* start *

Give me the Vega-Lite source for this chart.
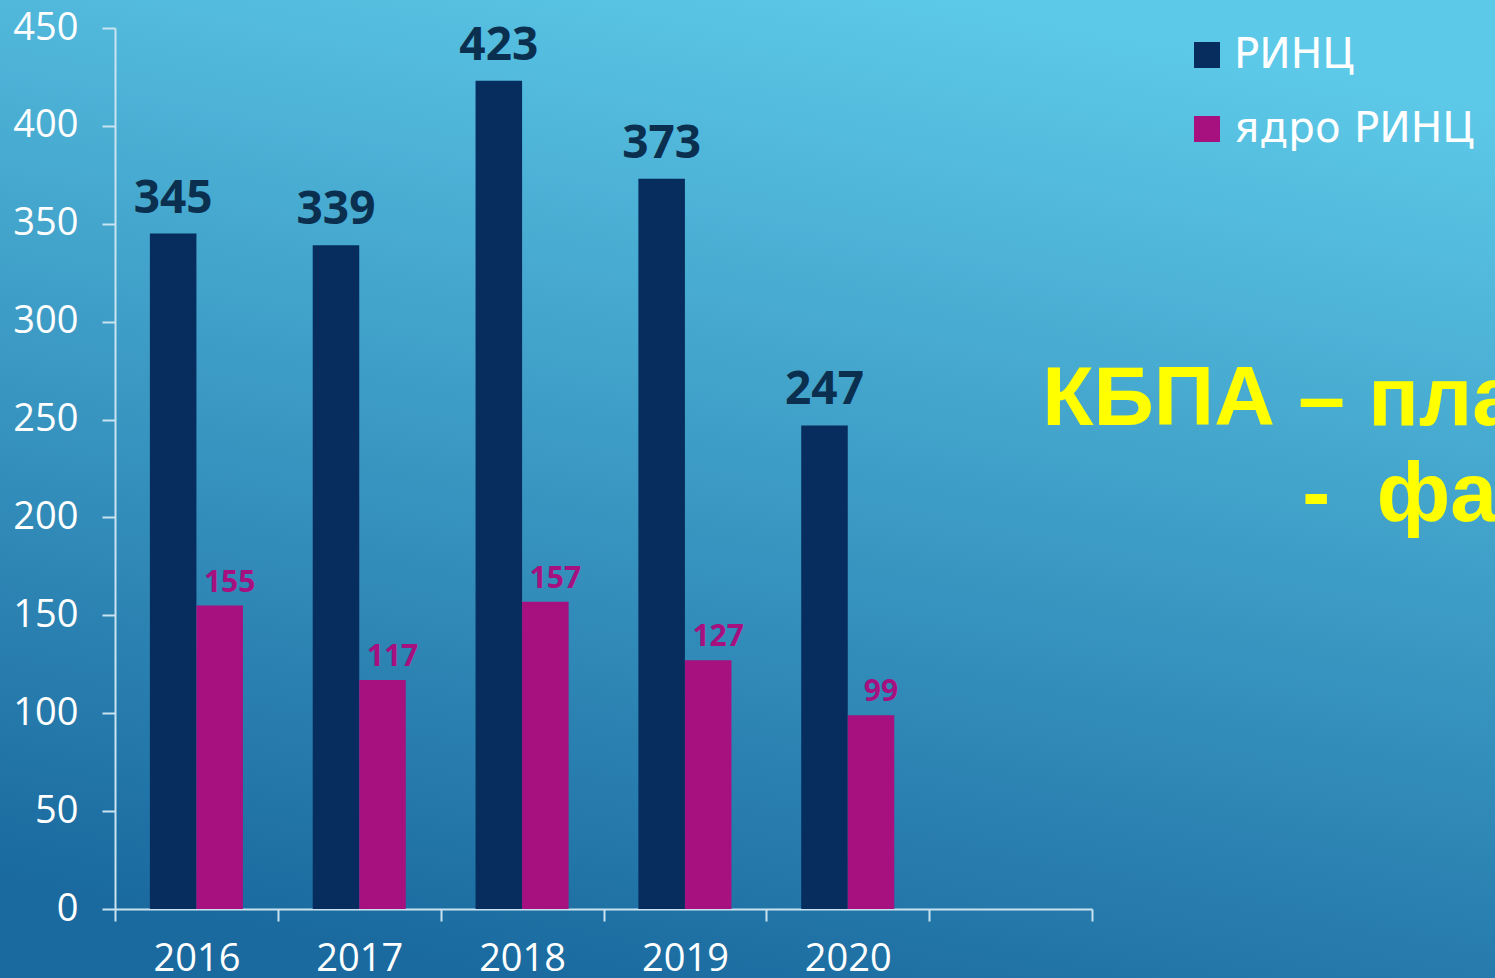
{
  "$schema": "https://vega.github.io/schema/vega-lite/v6.json",
  "width": 1495,
  "height": 978,
  "autosize": {"type": "none"},
  "padding": 0,
  "background": "#2f8fc2",
  "config": {
    "view": {
      "stroke": null,
      "fill": {
        "gradient": "linear",
        "x1": 0.65, "y1": 0, "x2": 0.35, "y2": 1,
        "stops": [
          {"offset": 0, "color": "#5dc9e8"},
          {"offset": 1, "color": "#1a6a9f"}
        ]
      }
    },
    "font": "Open Sans"
  },
  "datasets": {
    "bars": [
      {"year": "2016", "series": "РИНЦ", "value": 345},
      {"year": "2016", "series": "ядро РИНЦ", "value": 155},
      {"year": "2017", "series": "РИНЦ", "value": 339},
      {"year": "2017", "series": "ядро РИНЦ", "value": 117},
      {"year": "2018", "series": "РИНЦ", "value": 423},
      {"year": "2018", "series": "ядро РИНЦ", "value": 157},
      {"year": "2019", "series": "РИНЦ", "value": 373},
      {"year": "2019", "series": "ядро РИНЦ", "value": 127},
      {"year": "2020", "series": "РИНЦ", "value": 247},
      {"year": "2020", "series": "ядро РИНЦ", "value": 99}
    ],
    "notes": [
      {"year": " ", "line": 1, "value": 247, "label": "КБПА – план"},
      {"year": " ", "line": 2, "value": 198, "label": "-\u00a0\u00a0факт"}
    ]
  },
  "encoding": {
    "x": {
      "field": "year",
      "type": "nominal",
      "scale": {
        "domain": ["2016", "2017", "2018", "2019", "2020", " "],
        "range": [115, 1092],
        "paddingInner": 0,
        "paddingOuter": 0
      },
      "axis": {
        "title": null,
        "offset": -69,
        "labelAngle": 0,
        "tickBand": "extent",
        "tickSize": 12,
        "tickColor": "#c9e4f0",
        "tickWidth": 2,
        "domainColor": "#c9e4f0",
        "domainWidth": 2,
        "labelFontSize": 38,
        "labelColor": "#ffffff",
        "labelFont": "Open Sans",
        "labelPadding": 19,
        "grid": false
      }
    },
    "y": {
      "field": "value",
      "type": "quantitative",
      "scale": {"domain": [0, 450], "range": [909, 28], "nice": false},
      "axis": {
        "title": null,
        "offset": -115,
        "values": [0, 50, 100, 150, 200, 250, 300, 350, 400, 450],
        "tickSize": 13,
        "tickColor": "#c9e4f0",
        "tickWidth": 2,
        "domainColor": "#c9e4f0",
        "domainWidth": 2,
        "labelFontSize": 38,
        "labelColor": "#ffffff",
        "labelFont": "Open Sans",
        "labelPadding": 24,
        "grid": false
      }
    },
    "xOffset": {
      "field": "series",
      "type": "nominal",
      "scale": {"domain": ["РИНЦ", "ядро РИНЦ"], "paddingInner": 0, "paddingOuter": 0.75}
    }
  },
  "layer": [
    {
      "data": {"name": "bars"},
      "mark": {"type": "bar"},
      "encoding": {
        "color": {
          "field": "series",
          "type": "nominal",
          "scale": {"domain": ["РИНЦ", "ядро РИНЦ"], "range": ["#062d5e", "#a6107f"]},
          "legend": {
            "title": null,
            "orient": "none",
            "legendX": 1186,
            "legendY": 34,
            "symbolType": "square",
            "symbolSize": 676,
            "symbolStrokeWidth": 0,
            "labelFontSize": 42,
            "labelColor": "#ffffff",
            "labelFont": "DejaVu Sans",
            "labelOffset": 6,
            "labelLimit": 0,
            "rowPadding": 32,
            "padding": 0
          }
        }
      }
    },
    {
      "data": {"name": "bars"},
      "transform": [{"filter": "datum.series == 'РИНЦ'"}],
      "mark": {"type": "text", "fontSize": 46, "fontWeight": "bold", "color": "#0b2f4f", "baseline": "alphabetic", "dy": -21, "font": "Open Sans"},
      "encoding": {
        "text": {"field": "value", "type": "quantitative"}
      }
    },
    {
      "data": {"name": "bars"},
      "transform": [{"filter": "datum.series == 'ядро РИНЦ'"}],
      "mark": {"type": "text", "fontSize": 30, "fontWeight": "bold", "color": "#a6107f", "baseline": "alphabetic", "dy": -14, "dx": 10, "font": "Open Sans"},
      "encoding": {
        "text": {"field": "value", "type": "quantitative"}
      }
    },
    {
      "data": {"name": "notes"},
      "transform": [{"filter": "datum.line == 1"}],
      "mark": {"type": "text", "fontSize": 84, "fontWeight": "bold", "color": "#ffff00", "align": "left", "baseline": "alphabetic", "dx": 113, "font": "Liberation Sans"},
      "encoding": {
        "xOffset": {"value": 0},
        "text": {"field": "label", "type": "nominal"}
      }
    },
    {
      "data": {"name": "notes"},
      "transform": [{"filter": "datum.line == 2"}],
      "mark": {"type": "text", "fontSize": 84, "fontWeight": "bold", "color": "#ffff00", "align": "left", "baseline": "alphabetic", "dx": 373, "font": "Liberation Sans"},
      "encoding": {
        "xOffset": {"value": 0},
        "text": {"field": "label", "type": "nominal"}
      }
    }
  ]
}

* end *

#### [Task statement]
Reproduce the whole listing above word for word, but not its pictures.

#### [Correct response]
Give me the Vega-Lite source for this chart.
{
  "$schema": "https://vega.github.io/schema/vega-lite/v6.json",
  "width": 1495,
  "height": 978,
  "autosize": {"type": "none"},
  "padding": 0,
  "background": "#2f8fc2",
  "config": {
    "view": {
      "stroke": null,
      "fill": {
        "gradient": "linear",
        "x1": 0.65, "y1": 0, "x2": 0.35, "y2": 1,
        "stops": [
          {"offset": 0, "color": "#5dc9e8"},
          {"offset": 1, "color": "#1a6a9f"}
        ]
      }
    },
    "font": "Open Sans"
  },
  "datasets": {
    "bars": [
      {"year": "2016", "series": "РИНЦ", "value": 345},
      {"year": "2016", "series": "ядро РИНЦ", "value": 155},
      {"year": "2017", "series": "РИНЦ", "value": 339},
      {"year": "2017", "series": "ядро РИНЦ", "value": 117},
      {"year": "2018", "series": "РИНЦ", "value": 423},
      {"year": "2018", "series": "ядро РИНЦ", "value": 157},
      {"year": "2019", "series": "РИНЦ", "value": 373},
      {"year": "2019", "series": "ядро РИНЦ", "value": 127},
      {"year": "2020", "series": "РИНЦ", "value": 247},
      {"year": "2020", "series": "ядро РИНЦ", "value": 99}
    ],
    "notes": [
      {"year": " ", "line": 1, "value": 247, "label": "КБПА – план"},
      {"year": " ", "line": 2, "value": 198, "label": "-\u00a0\u00a0факт"}
    ]
  },
  "encoding": {
    "x": {
      "field": "year",
      "type": "nominal",
      "scale": {
        "domain": ["2016", "2017", "2018", "2019", "2020", " "],
        "range": [115, 1092],
        "paddingInner": 0,
        "paddingOuter": 0
      },
      "axis": {
        "title": null,
        "offset": -69,
        "labelAngle": 0,
        "tickBand": "extent",
        "tickSize": 12,
        "tickColor": "#c9e4f0",
        "tickWidth": 2,
        "domainColor": "#c9e4f0",
        "domainWidth": 2,
        "labelFontSize": 38,
        "labelColor": "#ffffff",
        "labelFont": "Open Sans",
        "labelPadding": 19,
        "grid": false
      }
    },
    "y": {
      "field": "value",
      "type": "quantitative",
      "scale": {"domain": [0, 450], "range": [909, 28], "nice": false},
      "axis": {
        "title": null,
        "offset": -115,
        "values": [0, 50, 100, 150, 200, 250, 300, 350, 400, 450],
        "tickSize": 13,
        "tickColor": "#c9e4f0",
        "tickWidth": 2,
        "domainColor": "#c9e4f0",
        "domainWidth": 2,
        "labelFontSize": 38,
        "labelColor": "#ffffff",
        "labelFont": "Open Sans",
        "labelPadding": 24,
        "grid": false
      }
    },
    "xOffset": {
      "field": "series",
      "type": "nominal",
      "scale": {"domain": ["РИНЦ", "ядро РИНЦ"], "paddingInner": 0, "paddingOuter": 0.75}
    }
  },
  "layer": [
    {
      "data": {"name": "bars"},
      "mark": {"type": "bar"},
      "encoding": {
        "color": {
          "field": "series",
          "type": "nominal",
          "scale": {"domain": ["РИНЦ", "ядро РИНЦ"], "range": ["#062d5e", "#a6107f"]},
          "legend": {
            "title": null,
            "orient": "none",
            "legendX": 1186,
            "legendY": 34,
            "symbolType": "square",
            "symbolSize": 676,
            "symbolStrokeWidth": 0,
            "labelFontSize": 42,
            "labelColor": "#ffffff",
            "labelFont": "DejaVu Sans",
            "labelOffset": 6,
            "labelLimit": 0,
            "rowPadding": 32,
            "padding": 0
          }
        }
      }
    },
    {
      "data": {"name": "bars"},
      "transform": [{"filter": "datum.series == 'РИНЦ'"}],
      "mark": {"type": "text", "fontSize": 46, "fontWeight": "bold", "color": "#0b2f4f", "baseline": "alphabetic", "dy": -21, "font": "Open Sans"},
      "encoding": {
        "text": {"field": "value", "type": "quantitative"}
      }
    },
    {
      "data": {"name": "bars"},
      "transform": [{"filter": "datum.series == 'ядро РИНЦ'"}],
      "mark": {"type": "text", "fontSize": 30, "fontWeight": "bold", "color": "#a6107f", "baseline": "alphabetic", "dy": -14, "dx": 10, "font": "Open Sans"},
      "encoding": {
        "text": {"field": "value", "type": "quantitative"}
      }
    },
    {
      "data": {"name": "notes"},
      "transform": [{"filter": "datum.line == 1"}],
      "mark": {"type": "text", "fontSize": 84, "fontWeight": "bold", "color": "#ffff00", "align": "left", "baseline": "alphabetic", "dx": 113, "font": "Liberation Sans"},
      "encoding": {
        "xOffset": {"value": 0},
        "text": {"field": "label", "type": "nominal"}
      }
    },
    {
      "data": {"name": "notes"},
      "transform": [{"filter": "datum.line == 2"}],
      "mark": {"type": "text", "fontSize": 84, "fontWeight": "bold", "color": "#ffff00", "align": "left", "baseline": "alphabetic", "dx": 373, "font": "Liberation Sans"},
      "encoding": {
        "xOffset": {"value": 0},
        "text": {"field": "label", "type": "nominal"}
      }
    }
  ]
}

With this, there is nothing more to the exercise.